The second dataset was collected during the business hours of the Ivy Room. I used the same collection apparatus, but all the images were of real customers. This dataset was much less standardized, and there were many complicated images with multiple classes of items and other objects. This dataset was much larger.
The results of this can be seen in this timelapse, a result of stitching all collected images together from the real-world dataset:
Classification
I used the Keras framework to implement neural networks quickly and scalably in Python. I chose this framework because it is simple to implement less-complex networks, but also allows more complex architectures. The optimization methods and loss functions were all packaged, so I didn’t have to write any of the low-level network implementation.
In order to classify multiple targets, the class labels had to be one-hot encoded into binary class vectors. For a four class problem, a label signifying the third class looks like this: [0, 0, 1, 0]. For the loss function in each network, I used categorical cross entropy. The cross entropy function nicely avoids saturation and learning slowdown inherent in simpler cost functions like mean squared error. I also chose to use the Adadelta optimizer. I originally started with RMSprop optimizer, which was developed around the same time. They both originated out of a desire to fix the Adagrad optimization function which worked well, but suffered from learning rates that diminished to become infinitesimally small - effectively stopping learning. The Adadelta optimizer resulted in smoother convergence and more responsive learning in early epochs.

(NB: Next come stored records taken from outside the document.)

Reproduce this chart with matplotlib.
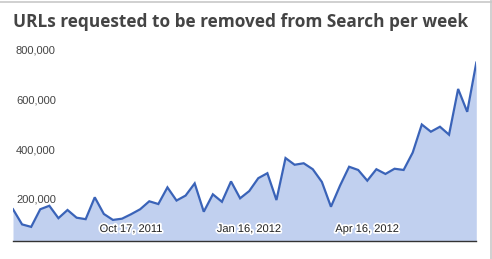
import matplotlib
matplotlib.use("Agg")
import matplotlib.pyplot as plt
import matplotlib.dates as mdates
import matplotlib.patheffects as pe
import numpy as np
import datetime as dt

# weekly removal requests, in thousands
week_start = dt.date(2011, 7, 18)
n_weeks = 52
values_k = [162, 101, 91, 162, 176, 126, 159, 128, 122, 210,
            143, 119, 124, 142, 162, 194, 183, 250, 197, 217,
            266, 152, 222, 192, 274, 206, 235, 287, 307, 199,
            368, 341, 347, 323, 272, 172, 257, 333, 320, 277,
            323, 304, 325, 320, 390, 503, 474, 494, 462, 646,
            554, 752]
ytick_vals = [200000, 400000, 600000, 800000]
date_ticks = [dt.date(2011, 10, 17), dt.date(2012, 1, 16), dt.date(2012, 4, 16)]
date_labels = ["Oct 17, 2011", "Jan 16, 2012", "Apr 16, 2012"]
title = "URLs requested to be removed from Search per week"

dates = [week_start + dt.timedelta(weeks=i) for i in range(n_weeks)]
values = np.array(values_k) * 1000

W, H = 492, 259
fig = plt.figure(figsize=(W / 100, H / 100), dpi=100)
fig.patch.set_facecolor("white")

# axes spans pixel x 13..476.3, y 241 (bottom) .. 40 (top)
ax = fig.add_axes([13 / W, (H - 241) / H, (476.3 - 13) / W, (241 - 40) / H])
y0 = (249.5 - 241) * 4024
y1 = (249.5 - 40) * 4024
ax.set_ylim(y0, y1)
ax.set_xlim(dates[0], dates[-1])

ax.fill_between(dates, y0, values, color="#3366cc", alpha=0.3, linewidth=0)
ax.plot(dates, values, color="#3a63b8", linewidth=1.6, solid_joinstyle="miter")

for s in ["top", "right", "left"]:
    ax.spines[s].set_visible(False)
ax.spines["bottom"].set_color("#333333")
ax.spines["bottom"].set_linewidth(1.0)
ax.set_xticks([])
ax.set_yticks([])

# y labels drawn inside the chart, left aligned
for v in ytick_vals:
    ypix = ax.transData.transform((mdates.date2num(dates[0]), v))[1]
    fig.text(16 / W, ypix / H, f"{v:,}", ha="left", va="center",
             fontsize=8, family="Liberation Sans", color="#444444")

# date labels inside the plot, just above the baseline
label_y = (241 - 229) / (241 - 40)
for d, lab in zip(date_ticks, date_labels):
    ax.text(d, label_y, lab, transform=ax.get_xaxis_transform(),
            ha="center", va="center", fontsize=8, family="Liberation Sans", color="#222222",
            path_effects=[pe.withStroke(linewidth=2.5, foreground="white")])

fig.text(13 / W, 1 - 22 / H, title, ha="left", va="center", fontsize=12.4,
         family="Open Sans", fontweight="bold", color="#444444")

# frame lines at the top and right edge
fig.add_artist(plt.Line2D([0, 1], [1 - 1.5 / H, 1 - 1.5 / H], transform=fig.transFigure,
                          color="#c8c8c8", linewidth=1.2))
fig.add_artist(plt.Line2D([490.5 / W, 490.5 / W], [0, 1], transform=fig.transFigure,
                          color="#c8c8c8", linewidth=1.2))

fig.savefig("out.png", dpi=100, facecolor="white")
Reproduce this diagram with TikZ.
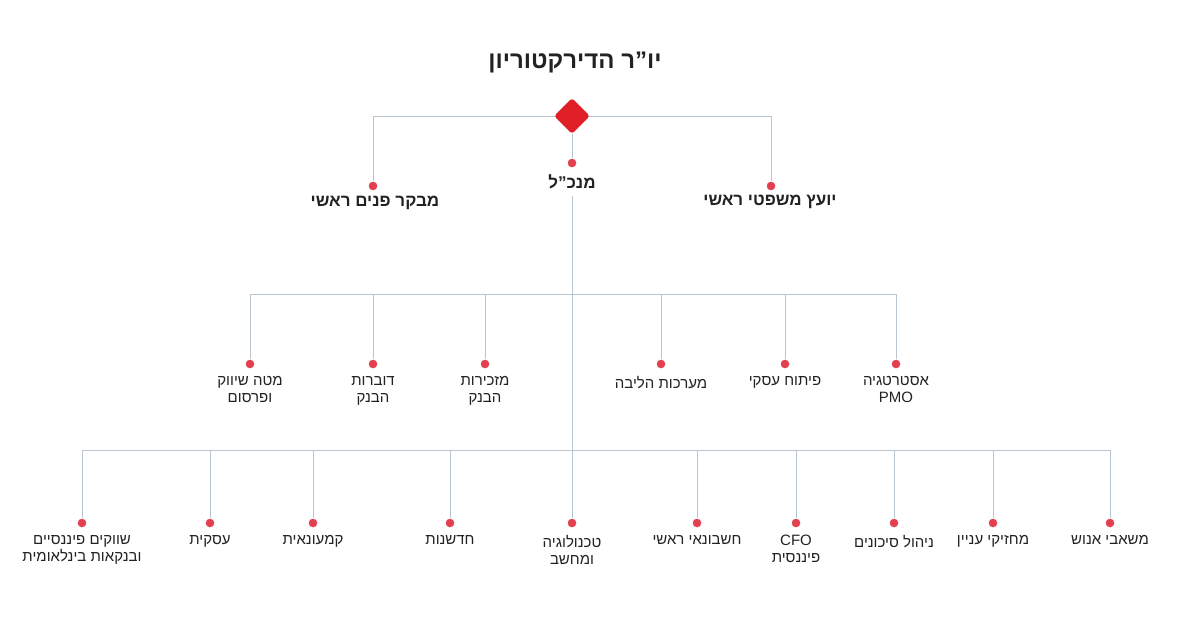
\documentclass[tikz,border=0pt]{standalone}
\usepackage{fontspec}
\setmainfont[Script=Hebrew]{Liberation Sans}
\TeXXeTstate=1
\usetikzlibrary{positioning, shapes.geometric}
\newcommand{\heb}[1]{\beginR #1\endR}
\definecolor{linegray}{HTML}{B9C5CF}
\definecolor{dotred}{HTML}{E2404F}
\definecolor{topred}{HTML}{E01E25}
\definecolor{txt}{HTML}{222222}
\begin{document}
\begin{tikzpicture}[x=1pt, y=-1pt,
  link/.style={draw=linegray, line width=1pt},
  dot/.style={circle, fill=dotred, draw=white, line width=1pt, minimum size=10pt, inner sep=0pt},
  unit/.style={text=txt, font=\fontsize{15}{17}\selectfont, align=center, anchor=north, inner sep=1pt},
  head/.style={text=txt, font=\fontsize{17}{19}\selectfont\bfseries, anchor=north, inner sep=1pt}
  ]
\useasboundingbox (0,0) rectangle (1191,637);
% top
\node[text=txt, font=\fontsize{24}{26}\selectfont\bfseries] (chair) at (575,62) {\heb{יו”ר הדירקטוריון}};
\coordinate (hl) at (373,116);
\coordinate (hr) at (771,116);
\draw[link] (hl) -- (hr);
\node[diamond, fill=topred, rounded corners=3pt, minimum size=36pt, inner sep=0pt] (top) at (572,116) {};
\node[dot] (audit) at (373,186) {};
\node[dot] (ceo) at (572,163) {};
\node[dot] (legal) at (771,186) {};
\draw[link] (hl) -- (audit);
\draw[link] (hr) -- (legal);
\draw[link] (top) -- (ceo);
\node[head] (auditL) at (375,195) {\heb{מבקר פנים ראשי}};
\node[head] (ceoL) at (572,173) {\heb{מנכ”ל}};
\node[head] (legalL) at (770,194) {\heb{יועץ משפטי ראשי}};
% level 2
\coordinate (b2) at (572,294);
\coordinate (b3) at (572,450);
\draw[link] (ceoL.south) ++(0,6) coordinate (trunk) -- (b2);
\draw[link] (250,294) coordinate (l2a) -- (896,294) coordinate (l2b);
\foreach \x/\name/\txt in {
  250/mkt/{\heb{מטה שיווק}\\\heb{ופרסום}},
  373/spk/{\heb{דוברות}\\\heb{הבנק}},
  485/sec/{\heb{מזכירות}\\\heb{הבנק}},
  661/core/{\heb{מערכות הליבה}},
  785/biz/{\heb{פיתוח עסקי}},
  896/pmo/{\heb{אסטרטגיה}\\PMO}}{
  \node[dot] (\name) at (\x,364) {};
  \draw[link] (\x,294) -- (\name);
  \node[unit] (\name L) at (\x,375) {\txt};
}
% level 3
\draw[link] (b2) -- (b3);
\draw[link] (82,450) -- (1110,450);
\foreach \x/\name/\txt in {
  82/fin/{\heb{שווקים פיננסיים}\\\heb{ובנקאות בינלאומית}},
  210/bus/{\heb{עסקית}},
  313/ret/{\heb{קמעונאית}},
  450/inn/{\heb{חדשנות}},
  572/tech/{\heb{טכנולוגיה}\\\heb{ומחשב}},
  697/acc/{\heb{חשבונאי ראשי}},
  796/cfo/{CFO\\\heb{פיננסית}},
  894/risk/{\heb{ניהול סיכונים}},
  993/stake/{\heb{מחזיקי עניין}},
  1110/hr/{\heb{משאבי אנוש}}}{
  \node[dot] (\name) at (\x,523) {};
  \draw[link] (\x,450) -- (\name);
  \node[unit] (\name L) at (\x,534) {\txt};
}
\end{tikzpicture}
\end{document}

To select the final versions of each network architecture to compare, I went through an iterative improvement process. Selecting hyperparameters and smaller structural details of networks is not a science, and most of the literature I read told me to use general common standards. This motivated me to use zero-padding layers after the convolutional layers, in order to preserve network size. I also used the canonical pooling kernel size of 2x2, with a stride length of 2.
The architecture ended up looking like this:
I labelled the data with 14 targets, common items that are catalogued here:
Conclusions
Ultimately, my network performed at a sub-par accuracy of only about 80% on real-world data. I was very pleased that it reached that level of accuracy, but the standard accuracy for classification tasks is in the mid 90% range for state of the art neural nets.

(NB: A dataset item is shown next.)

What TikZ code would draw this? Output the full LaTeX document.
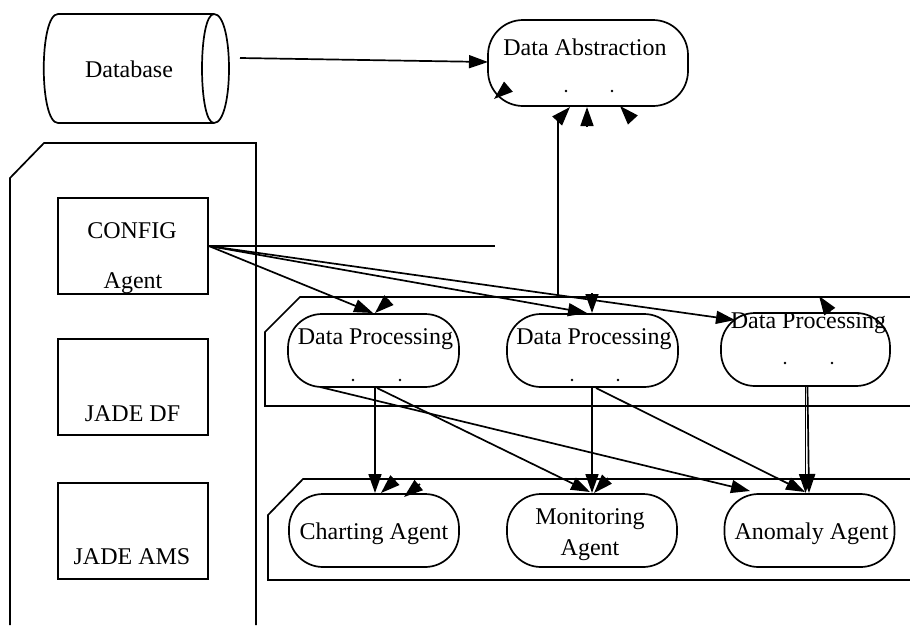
\documentclass[tikz,border=0pt]{standalone}
\usepackage{fontspec}
\setmainfont{Liberation Serif}
\usetikzlibrary{arrows.meta}
\begin{document}
\begin{tikzpicture}[x=1pt,y=-1pt,
  ln/.style={line width=1.7pt},
  arr/.style={ln,-{Triangle[length=19pt,width=13pt]}},
  box/.style={draw,ln,rectangle,inner sep=0pt},
  pill/.style={draw,ln,rectangle,rounded corners=35pt,inner sep=0pt},
  lbl/.style={font=\fontsize{24}{28}\selectfont,anchor=base,inner sep=0pt},
  dot/.style={fill=black}
]
\useasboundingbox (0,0) rectangle (910,625);

% containers
\draw[ln] (10,625) -- (10,178) -- (44,143) -- (256,143) -- (256,625);
\draw[ln] (910,297) -- (300,297) -- (265,332) -- (265,406) -- (910,406);
\draw[ln] (910,479) -- (303,479) -- (268,515) -- (268,580) -- (910,580);

% database cylinder
\draw[ln] (58,14) -- (214,14) .. controls (234,14) and (234,123) .. (214,123) -- (58,123) .. controls (39,123) and (39,14) .. (58,14) -- cycle;
\draw[ln] (214,14) .. controls (198,14) and (198,123) .. (214,123);
\node[lbl] (dbt) at (129,77) {Database};

% data abstraction
\node[pill,minimum width=200pt,minimum height=86pt] (da) at (588,63) {};
\node[lbl] (dat) at (585,55) {Data Abstraction};
\fill[dot] (566,91) circle (1.4);
\fill[dot] (612,91) circle (1.4);

% JADE boxes
\node[box,minimum width=150pt,minimum height=96pt] (cfg) at (133,246) {};
\node[lbl] (cfg1) at (132,238) {CONFIG};
\node[lbl] (cfg2) at (133,288) {Agent};
\node[box,minimum width=150pt,minimum height=96pt] (df) at (133,387) {};
\node[lbl] (dft) at (132.5,421) {JADE DF};
\node[box,minimum width=150pt,minimum height=96pt] (ams) at (133,531) {};
\node[lbl] (amst) at (132,564) {JADE AMS};

% data processing agents
\node[pill,minimum width=171pt,minimum height=73pt,rounded corners=34pt] (dp1) at (373.5,350.5) {};
\node[lbl] (dp1t) at (375.5,344) {Data Processing};
\fill[dot] (353,380) circle (1.4);
\fill[dot] (400,380) circle (1.4);
\node[pill,minimum width=171pt,minimum height=73pt,rounded corners=34pt] (dp2) at (592.5,350.5) {};
\node[lbl] (dp2t) at (594,344) {Data Processing};
\fill[dot] (572,380) circle (1.4);
\fill[dot] (618,380) circle (1.4);
\node[pill,minimum width=169pt,minimum height=73pt,rounded corners=34pt] (dp3) at (805.5,349.5) {};
\node[lbl] (dp3t) at (808.5,328) {Data Processing};
\fill[dot] (785,363) circle (1.4);
\fill[dot] (832,363) circle (1.4);

% lower agents
\node[pill,minimum width=170pt,minimum height=73pt,rounded corners=34pt] (ch) at (374,530.5) {};
\node[lbl] (cht) at (374,539) {Charting Agent};
\node[pill,minimum width=170pt,minimum height=73pt,rounded corners=34pt] (mo) at (592,530.5) {};
\node[lbl] (mot1) at (590,524) {Monitoring};
\node[lbl] (mot2) at (590,555) {Agent};
\node[pill,minimum width=170pt,minimum height=73pt,rounded corners=34pt] (an) at (809.5,530.5) {};
\node[lbl] (ant) at (811.5,539) {Anomaly Agent};

% coordinates
\coordinate (db-out) at (240,58);
\coordinate (da-in) at (488,62);
\coordinate (cfg-line) at (495,246);
\coordinate (va-bot) at (558,297);
\coordinate (va-top) at (558,120);
\coordinate (va-tip) at (570,107);
\coordinate (dp1-in) at (373,313);
\coordinate (dp2-in) at (587,313);
\coordinate (dp3-in) at (735,320);
\coordinate (dp1-bl) at (320,387);
\coordinate (dp1-b) at (375,388);
\coordinate (dp1-b2) at (377,388);
\coordinate (dp2-b) at (592,388);
\coordinate (dp2-b2) at (596,388);
\coordinate (ch-in) at (375,493);
\coordinate (mo-in) at (592,493);
\coordinate (mo-in2) at (590,492);
\coordinate (an-in1) at (750,491);
\coordinate (an-in2) at (805,492);

% connectors
\draw[arr] (db-out) -- (da-in);
\draw[ln] (cfg.east) -- (cfg-line);
\draw[arr] (cfg.east) -- (dp1-in);
\draw[arr] (cfg.east) -- (dp2-in);
\draw[arr] (cfg.east) -- (dp3-in);
\draw[ln] (va-bot) -- (va-top);
\draw[arr] (va-top) -- (va-tip);
\draw[arr] (dp1-b) -- (ch-in);
\draw[arr] (dp1-b2) -- (mo-in2);
\draw[arr] (dp1-bl) -- (an-in1);
\draw[arr] (dp2-b) -- (mo-in);
\draw[arr] (dp2-b2) -- (an-in2);
\draw[arr] (805.5,387) -- (805.5,493);
\draw[arr] (807.5,387) -- (809,493);

% loose arrowheads
\draw[arr] (508,87) -- (494,99);
\draw[arr] (587,127) -- (587,107);
\draw[arr] (632,119) -- (620,106);
\draw[arr] (389,300) -- (375,313);
\draw[arr] (592,293) -- (592,313);
\draw[arr] (830,312) -- (819,296);
\draw[arr] (395,480) -- (381,493);
\draw[arr] (420,484) -- (404,497);
\draw[arr] (608,478) -- (594,493);
\end{tikzpicture}
\end{document}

I believe that this was mostly because of the data that I collected. As seen in the above timelapse, many of the items were in boxes, so the visual diversity was not especially rich. I did not attempt to classify the internal items of the boxes (impossible?), but instead trained on pre-packaged items that were visually identifiable. It is quite possible that my labelled training data was not adequate to categorize some items because of visual similarities between classes that were not due to the actual target of labelling. For example, if some items were bought only with other items, the network will encode this regularity as relevant to classification, when of course it is not.
I learned a ton, and it was my first real exposure to building neural networks. The following summer I learned TensorFlow and played around with some recurrent nets, only because of this exposure.